Think we have a handle on security as a society and as individuals and collectives doing more and more on-line and via mobiles? If so, stop reading and go back to your dogmatic slumber – and ignore the fact that earlier this month we heard that 4.6m Android users have downloaded a suspicious app that transmits personal data to a site in China.
If you are still with us – listen to at least one organisation that’s using outreach to try and identify not just solutions but even the shape of the problems we’ll be dealing with in five years time.
That at least is the mission of something called the Digital Systems Knowledge Transfer Network’s Cyber Security programme. If you are not familiar with KTNs, they are an effort by a body called the UK Technology Board to stimulate technology-enabled innovation in the areas which offer "the greatest scope for boosting UK growth and productivity".
Though sponsored by Vince ‘If It Moves, Cut It’ Cable’s BIS, it is not strictly a quango but a non-departmental public body; it works mainly by attempting to build networks between SMEs, academia and larger enterprises in a range of areas, green transport being one apart from ICT.
The security element of the KTN is headed up by a senior manager at QinetiQ called Tony Dyhouse, who among many initiatives is part of the recently launched "cyber security challenge" that is trying to drive employment prospects for UK graduates by offering a range of prizes and competitions that if they do well at will get their CVs sent to prospective hirers (which has to be good).
For Dyhouse, the main problem, though, isn’t just the one the CIO will be familiar with on a daily basis – the threat to the organisational perimeter. He is convinced things like that nasty little Android app and the recent fake Mozilla download that fooled at least 2,000 people into letting it onto their machines points to wider issues that could potentially affect us all. "If we don’t start educating people in safe use and developing best practice, these events are likely to the start of a huge wave of security failures," he told CBR this week.
Usual security hype?
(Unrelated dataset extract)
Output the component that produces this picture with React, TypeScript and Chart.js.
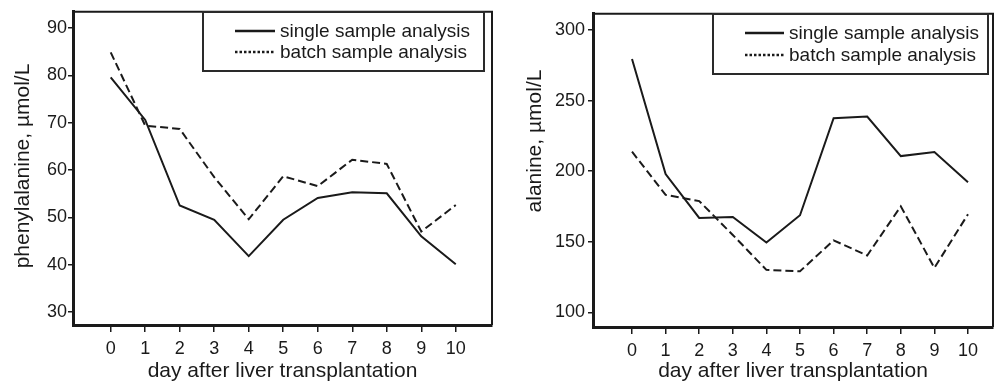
import React, { useEffect, useRef } from "react";
import { Chart, registerables } from "chart.js";

Chart.register(...registerables);

// ---- data ----
const days = [0, 1, 2, 3, 4, 5, 6, 7, 8, 9, 10];
const pheSingle = [79.6, 70.6, 52.5, 49.5, 41.8, 49.5, 54.1, 55.3, 55.1, 46.0, 40.1];
const pheBatch = [84.9, 69.4, 68.7, 58.5, 49.6, 58.7, 56.6, 62.2, 61.3, 47.0, 52.6];
const alaSingle = [279.5, 197.9, 166.9, 167.6, 149.4, 168.8, 237.5, 238.7, 210.7, 213.5, 192.1];
const alaBatch = [213.8, 183.2, 178.8, 154.8, 130.1, 129.1, 151.0, 140.3, 175.1, 131.5, 169.5];
const pheTicks = [30, 40, 50, 60, 70, 80, 90];
const alaTicks = [100, 150, 200, 250, 300];
const seriesLabels = ["single sample analysis", "batch sample analysis"];
const xTitle = "day after liver transplantation";
const pheTitle = "phenylalanine, \u00b5mol/L";
const alaTitle = "alanine, \u00b5mol/L";

const FONT = "'Liberation Sans', Arial, Helvetica, sans-serif";
const INK = "#1a1a1a";

Chart.defaults.font.family = FONT;
Chart.defaults.color = INK;

const framePlugin = {
  id: "frame",
  afterDraw(chart: any, _args: any, opts: any) {
    const { ctx, chartArea: a } = chart;
    ctx.save();
    ctx.strokeStyle = INK;
    ctx.lineWidth = opts.width || 2;
    ctx.beginPath();
    ctx.moveTo(a.left, a.top);
    ctx.lineTo(a.right, a.top);
    ctx.lineTo(a.right, a.bottom);
    ctx.stroke();
    ctx.restore();
  },
};

const boxLegendPlugin = {
  id: "boxLegend",
  afterDraw(chart: any, _args: any, o: any) {
    const { ctx } = chart;
    ctx.save();
    ctx.fillStyle = "#ffffff";
    ctx.fillRect(o.left, o.top, o.width, o.height);
    ctx.strokeStyle = "#2a2a2a";
    ctx.lineWidth = 2;
    ctx.strokeRect(o.left, o.top, o.width, o.height);
    chart.data.datasets.forEach((ds: any, i: number) => {
      const y = o.rowY[i];
      ctx.strokeStyle = INK;
      ctx.lineWidth = 2.5;
      ctx.setLineDash(ds.legendDash || []);
      ctx.beginPath();
      ctx.moveTo(o.lineX1, y);
      ctx.lineTo(o.lineX2, y);
      ctx.stroke();
      ctx.setLineDash([]);
      ctx.fillStyle = INK;
      ctx.font = `${o.fontSize}px ${FONT}`;
      ctx.textBaseline = "middle";
      ctx.textAlign = "left";
      ctx.fillText(ds.label, o.textX, y + 1);
    });
    ctx.restore();
  },
};

const yTitlePlugin = {
  id: "yTitle",
  afterDraw(chart: any, _args: any, o: any) {
    const { ctx } = chart;
    ctx.save();
    ctx.translate(o.x, o.y);
    ctx.rotate(-Math.PI / 2);
    ctx.fillStyle = INK;
    ctx.font = `${o.fontSize}px ${FONT}`;
    ctx.textAlign = "center";
    ctx.textBaseline = "middle";
    ctx.fillText(o.text, 0, 0);
    ctx.restore();
  },
};

function makeConfig(p: any) {
  return {
    type: "line",
    data: {
      datasets: [
        {
          label: seriesLabels[0],
          data: days.map((d, i) => ({ x: d, y: p.single[i] })),
          borderColor: INK,
          borderWidth: 2,
          pointRadius: 0,
          tension: 0,
          fill: false,
          legendDash: [],
        },
        {
          label: seriesLabels[1],
          data: days.map((d, i) => ({ x: d, y: p.batch[i] })),
          borderColor: INK,
          borderWidth: 2,
          borderDash: [8, 4],
          pointRadius: 0,
          tension: 0,
          fill: false,
          legendDash: [2.5, 2],
        },
      ],
    },
    options: {
      responsive: false,
      animation: false,
      events: [],
      layout: { padding: p.padding },
      scales: {
        x: {
          type: "linear",
          min: p.xMin,
          max: p.xMax,
          afterBuildTicks: (s: any) => {
            s.ticks = days.map((v) => ({ value: v }));
          },
          afterFit: (s: any) => {
            s.height = p.xH;
          },
          grid: { drawOnChartArea: false, drawTicks: true, tickLength: 7, color: INK, lineWidth: 1.5 },
          border: { display: true, color: INK, width: 3 },
          ticks: { color: INK, font: { size: 18 }, padding: 6, maxRotation: 0, autoSkip: false },
          title: {
            display: true,
            text: xTitle,
            color: INK,
            font: { size: 21, lineHeight: 1 },
            padding: { top: 0, bottom: 9 },
          },
        },
        y: {
          type: "linear",
          min: p.yMin,
          max: p.yMax,
          afterBuildTicks: (s: any) => {
            s.ticks = p.yTicks.map((v: number) => ({ value: v }));
          },
          afterFit: (s: any) => {
            s.width = p.yW;
          },
          grid: { drawOnChartArea: false, drawTicks: true, tickLength: 5, color: INK, lineWidth: 1.5 },
          border: { display: true, color: INK, width: 3 },
          ticks: { color: INK, font: { size: 18 }, padding: p.yPad },
        },
      },
      plugins: {
        legend: { display: false },
        tooltip: { enabled: false },
        frame: { width: 2 },
        boxLegend: p.legend,
        yTitle: p.yTitle,
      },
    },
    plugins: [framePlugin, boxLegendPlugin, yTitlePlugin],
  };
}

function ChartCanvas({ cfg, left, width }: any) {
  const ref = useRef<HTMLCanvasElement | null>(null);
  useEffect(() => {
    if (!ref.current) return;
    const chart = new Chart(ref.current, makeConfig(cfg) as any);
    return () => chart.destroy();
  }, []);
  return (
    <canvas
      ref={ref}
      width={width}
      height={391}
      style={{ position: "absolute", left, top: 0, width, height: 391 }}
    />
  );
}

const leftCfg = {
  single: pheSingle,
  batch: pheBatch,
  yTicks: pheTicks,
  xMin: -1.093,
  xMax: 11.05,
  yMin: 27.24,
  yMax: 93.47,
  padding: { left: 0, top: 6, right: 8, bottom: 0 },
  yW: 73,
  xH: 66,
  yPad: 1,
  legend: { left: 203, top: 12, width: 281, height: 59, lineX1: 235, lineX2: 275, rowY: [31, 52], textX: 280, fontSize: 19 },
  yTitle: { text: pheTitle, x: 23.5, y: 166, fontSize: 21 },
};

const rightCfg = {
  single: alaSingle,
  batch: alaBatch,
  yTicks: alaTicks,
  xMin: -1.161,
  xMax: 10.744,
  yMin: 89.6,
  yMax: 311.5,
  padding: { left: 0, top: 8, right: 5, bottom: 0 },
  yW: 93,
  xH: 64,
  yPad: 3,
  legend: { left: 213, top: 14, width: 275, height: 60, lineX1: 245, lineX2: 284, rowY: [33, 55], textX: 289, fontSize: 19 },
  yTitle: { text: alaTitle, x: 35, y: 141, fontSize: 21 },
};

export default function App() {
  return (
    <div style={{ position: "fixed", left: 0, top: 0, width: 998, height: 391, background: "#fff", overflow: "hidden" }}>
      <ChartCanvas cfg={leftCfg} left={0} width={500} />
      <ChartCanvas cfg={rightCfg} left={500} width={498} />
    </div>
  );
}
It’s easy to be cynical about what Dyhouse is saying on one level and when pressed for solid, go-to market achievements his KTN have given us as yet he does go a little vapour-ish. But then that’s because what things like the Cyber Security Challenge and indeed the Programme and so on is about isn’t the straightforward development of new software box; it’s actually about boosting the level of the core debate.
Take iris recognition – touted so many times as the future of biometrics. You probably didn’t know that until the KTN started trying to fill the gap, this was all a pointless discussion as there were no iris databases around for anyone to try and develop anything serious.
Dyhouse’s team is also very active in putting smaller organisations in the right place to get on to things like the European Framework R&D programme, which is still surely a defensible way for universities, smaller firms, suppliers and bigger parties to do some cross-border blue-sky work. "We’re a catalyst," he says.
Talking shop, New Labour quango, waste of time? Sure. Now you come up with a better idea on how to do something a bit better about security than we now have.